Time for NCAA to stand up and clear Silvio De Sousa
Devonte' Graham knows how to feed the hot hand, but it's also on shooters to know when they have the hot hand and senior Svi Mykhailiuk seems to be doing a better job of it than in past years.
On the topic of hot hands, I'm here to tell you, I have one at the moment. In a column displayed on the front page of the Journal-World sports section Tuesday, I wrote that it's time for the real Malik Newman to stand up. Sure enough, Newman responded with by far his best game for Kansas, dropping 27 points and eight rebounds on visiting Iowa State.
How did I make such a timely call? Pure luck.
Now it's time for me to ride my hot hand and see if my luck can continue. Here goes:
It's time for the NCAA to clear Silvio De Sousa so that he can make his debut Saturday against Kansas State.
It would be a shame for De Sousa to have to wait much longer, given that he gave up his second semester at IMG Academy to join Kansas, which needs the muscle he can add to a thin front-court.
Once De Sousa makes his KU debut, coach Bill Self predicts it will be "three or four weeks" for him to get comfortable. He can still help a little before he's comfortable and probably a lot once he settles in.
For now, we can only rely on Youtube videos to get a feel for what type of player De Sousa is. Highlight tapes show only the good plays, obviously, but even so it's tough not to be impressed with this "Hoop Diamonds" collection of highlights from the 6-foot-9, 245-pound native of Angola.
He doesn't appear to have a particularly long wingspan, but is a quick leaper and perhaps best of all, understands that he can help his team most by staying close to the basket at both ends. It doesn't look as if he'll use his time at Kansas to try to prove to NBA scouts that he has a reliable jump shot. That's the impression Cheick Diallo gave, which is one reason he never logged many minutes for Kansas after making an impressive debut on Dec. 1, 2015, when he totaled 13 points, six rebounds and three blocked shots vs. Loyola (Maryland). In Diallo's remaining 26 games with KU he never surpassed any of those totals.
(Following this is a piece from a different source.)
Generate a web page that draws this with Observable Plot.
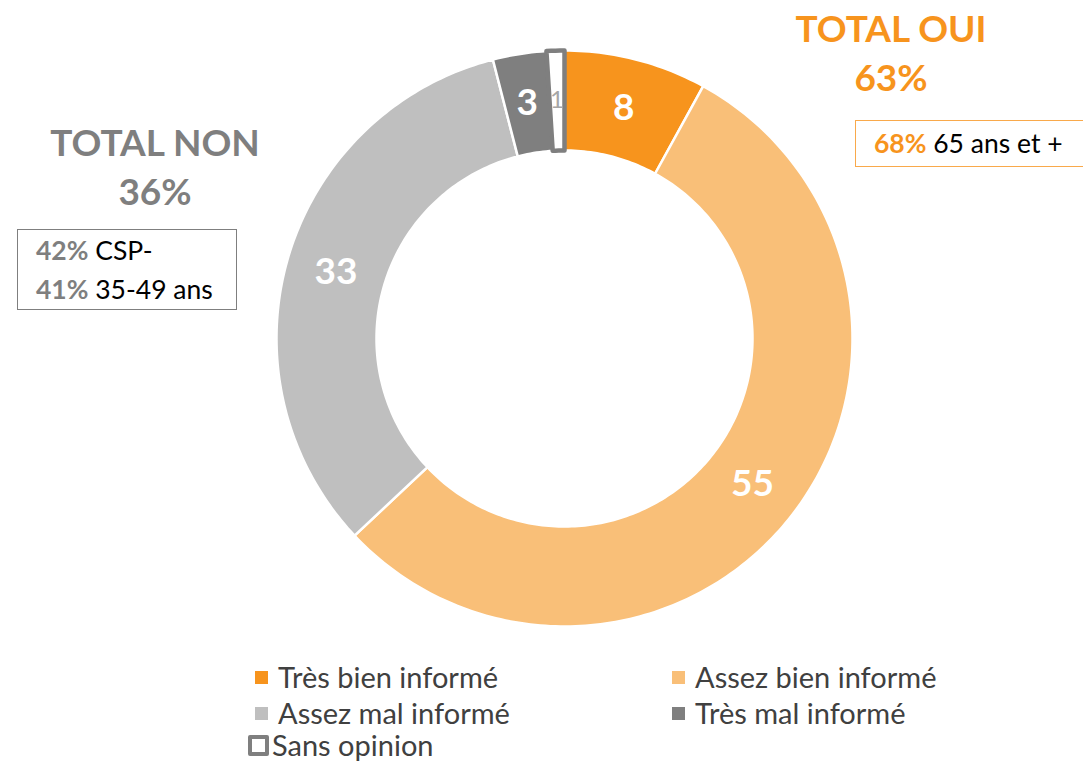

De Sousa (pronounced deh-SOE-suh, like once-inflated slugger Sammy Sosa) was named MVP of the FIBA Africa Championship in 2016. Silvio Fernando, also of Angola, was an all-tournament selection for that team. Fernando, a 6-10, 245-pound freshman for Maryland, is averaging 11 points and 6.5 rebounds for the Terrapins, coached by former Kansas point guard Mark Turgeon.
De Sousa is at a disadvantage compared to Fernando in that he joined his team mid-year, but still it's encouraging that a player who has not been hyped quite to the extent as De Sousa is making such a big immediate impact at a Big 10 school.